* _TASK REQUIREMENTS_
Reproduce the material word for word; the images stay out.
────────────────────────────────────────
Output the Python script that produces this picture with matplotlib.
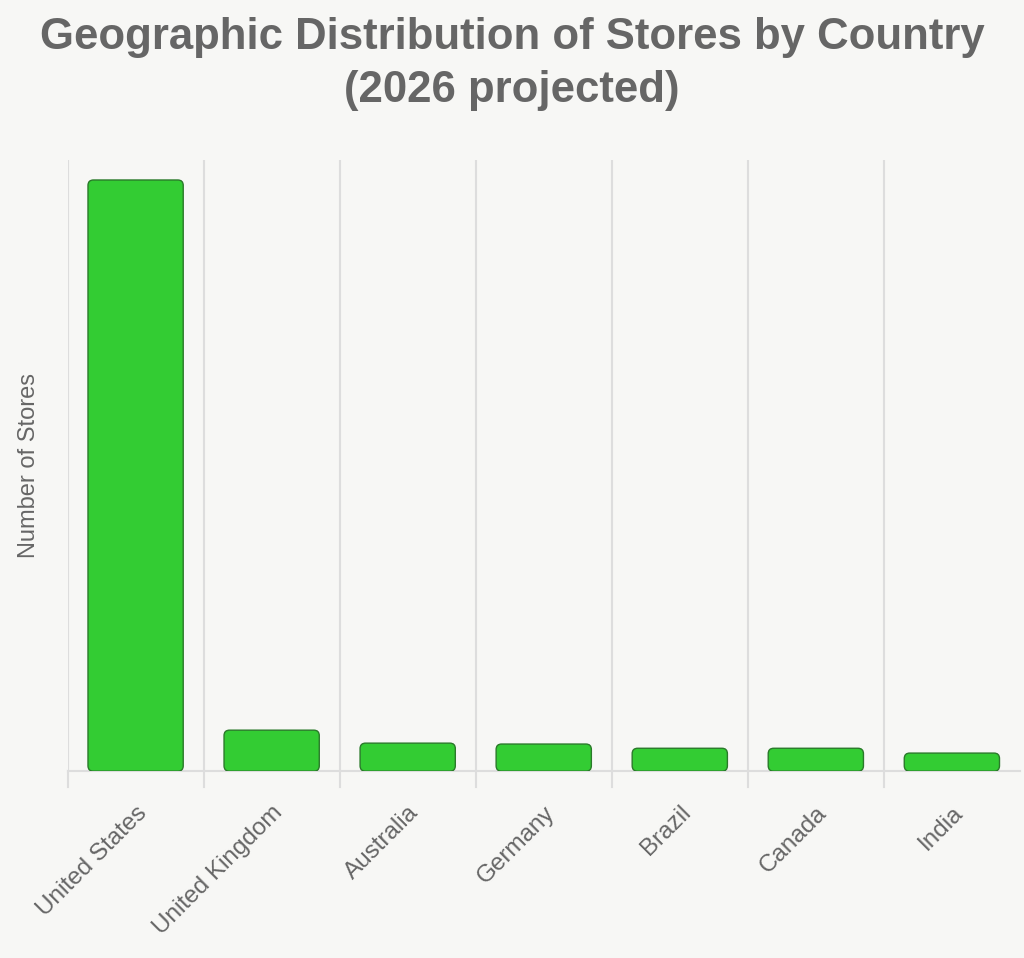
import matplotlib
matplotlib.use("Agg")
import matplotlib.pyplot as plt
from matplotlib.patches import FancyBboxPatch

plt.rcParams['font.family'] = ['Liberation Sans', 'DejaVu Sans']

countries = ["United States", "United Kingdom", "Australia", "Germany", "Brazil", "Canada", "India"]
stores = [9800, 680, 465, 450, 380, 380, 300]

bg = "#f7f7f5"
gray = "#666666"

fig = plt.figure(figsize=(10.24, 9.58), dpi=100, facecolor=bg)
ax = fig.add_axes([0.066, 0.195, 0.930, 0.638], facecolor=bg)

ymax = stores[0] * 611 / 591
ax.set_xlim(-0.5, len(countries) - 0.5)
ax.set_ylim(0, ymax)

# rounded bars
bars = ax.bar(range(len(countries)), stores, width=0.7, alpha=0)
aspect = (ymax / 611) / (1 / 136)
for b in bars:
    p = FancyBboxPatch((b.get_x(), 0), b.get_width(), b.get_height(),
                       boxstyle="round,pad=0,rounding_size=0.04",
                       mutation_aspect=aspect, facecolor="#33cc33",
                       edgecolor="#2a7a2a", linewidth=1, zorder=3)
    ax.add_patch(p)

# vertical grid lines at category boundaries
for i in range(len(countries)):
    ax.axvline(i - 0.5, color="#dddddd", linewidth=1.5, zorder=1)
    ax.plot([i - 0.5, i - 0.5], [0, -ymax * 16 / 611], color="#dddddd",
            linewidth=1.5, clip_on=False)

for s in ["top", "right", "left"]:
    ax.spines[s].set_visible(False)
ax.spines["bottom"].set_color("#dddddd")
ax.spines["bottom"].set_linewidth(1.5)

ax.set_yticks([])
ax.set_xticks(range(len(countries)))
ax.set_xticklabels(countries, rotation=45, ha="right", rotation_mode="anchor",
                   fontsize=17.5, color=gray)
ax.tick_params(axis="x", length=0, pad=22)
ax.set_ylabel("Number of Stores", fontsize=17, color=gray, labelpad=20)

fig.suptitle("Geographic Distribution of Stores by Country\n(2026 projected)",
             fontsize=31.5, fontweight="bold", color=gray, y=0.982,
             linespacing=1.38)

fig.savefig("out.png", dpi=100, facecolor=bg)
────────────────────────────────────────
* _THE OUTPUT_
Output the Python script that produces this picture with matplotlib.
import matplotlib
matplotlib.use("Agg")
import matplotlib.pyplot as plt
from matplotlib.patches import FancyBboxPatch

plt.rcParams['font.family'] = ['Liberation Sans', 'DejaVu Sans']

countries = ["United States", "United Kingdom", "Australia", "Germany", "Brazil", "Canada", "India"]
stores = [9800, 680, 465, 450, 380, 380, 300]

bg = "#f7f7f5"
gray = "#666666"

fig = plt.figure(figsize=(10.24, 9.58), dpi=100, facecolor=bg)
ax = fig.add_axes([0.066, 0.195, 0.930, 0.638], facecolor=bg)

ymax = stores[0] * 611 / 591
ax.set_xlim(-0.5, len(countries) - 0.5)
ax.set_ylim(0, ymax)

# rounded bars
bars = ax.bar(range(len(countries)), stores, width=0.7, alpha=0)
aspect = (ymax / 611) / (1 / 136)
for b in bars:
    p = FancyBboxPatch((b.get_x(), 0), b.get_width(), b.get_height(),
                       boxstyle="round,pad=0,rounding_size=0.04",
                       mutation_aspect=aspect, facecolor="#33cc33",
                       edgecolor="#2a7a2a", linewidth=1, zorder=3)
    ax.add_patch(p)

# vertical grid lines at category boundaries
for i in range(len(countries)):
    ax.axvline(i - 0.5, color="#dddddd", linewidth=1.5, zorder=1)
    ax.plot([i - 0.5, i - 0.5], [0, -ymax * 16 / 611], color="#dddddd",
            linewidth=1.5, clip_on=False)

for s in ["top", "right", "left"]:
    ax.spines[s].set_visible(False)
ax.spines["bottom"].set_color("#dddddd")
ax.spines["bottom"].set_linewidth(1.5)

ax.set_yticks([])
ax.set_xticks(range(len(countries)))
ax.set_xticklabels(countries, rotation=45, ha="right", rotation_mode="anchor",
                   fontsize=17.5, color=gray)
ax.tick_params(axis="x", length=0, pad=22)
ax.set_ylabel("Number of Stores", fontsize=17, color=gray, labelpad=20)

fig.suptitle("Geographic Distribution of Stores by Country\n(2026 projected)",
             fontsize=31.5, fontweight="bold", color=gray, y=0.982,
             linespacing=1.38)

fig.savefig("out.png", dpi=100, facecolor=bg)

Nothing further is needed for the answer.